Theoretical Guarantees for Variational Inference with Fixed-Variance Mixture of Gaussians

Tom Huix
Anna Korba
Alain Durmus
Eric Moulines

Variational inference (VI) is a popular approach in Bayesian inference, that looks for the best approximation of the posterior distribution within a parametric family, minimizing a loss that is (typically) the reverse Kullback-Leibler (KL) divergence. Despite its empirical success, the theoretical properties of VI have only recently received attention, and is restricted to the Gaussian case. This research paper aims to contribute to the theoretical study of VI in the non-Gaussian case by investigating the setting of Mixture of Gaussians with fixed covariance.

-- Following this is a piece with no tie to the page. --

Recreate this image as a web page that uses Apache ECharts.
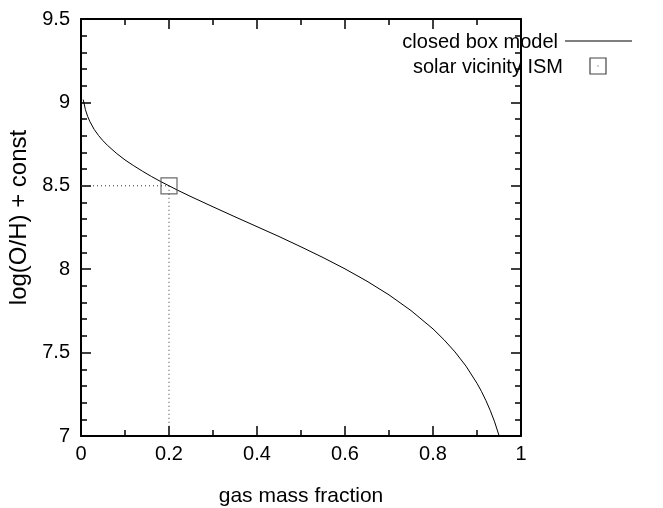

In this view, VI over this specific family can be casted as the minimization of a Mollified relative entropy, i. e. the KL between the convolution (with respect to a Gaussian kernel) of an atomic measure supported on Diracs, where the support of the atomic measure correspond to the localization of the Gaussian components, and the target distribution. Hence, solving variational inference is equivalent to optimizing the positions of the Diracs (the particles), which can be done through gradient descent and takes the form of an interacting particle system. We study two sources of error in variational inference in this context. The first is an optimization result that is a descent lemma establishing that the algorithm decreases the objective at each iteration. The second is an approximation error that upper bounds the mollified relative entropy between an optimal finite mixture and the target distribution.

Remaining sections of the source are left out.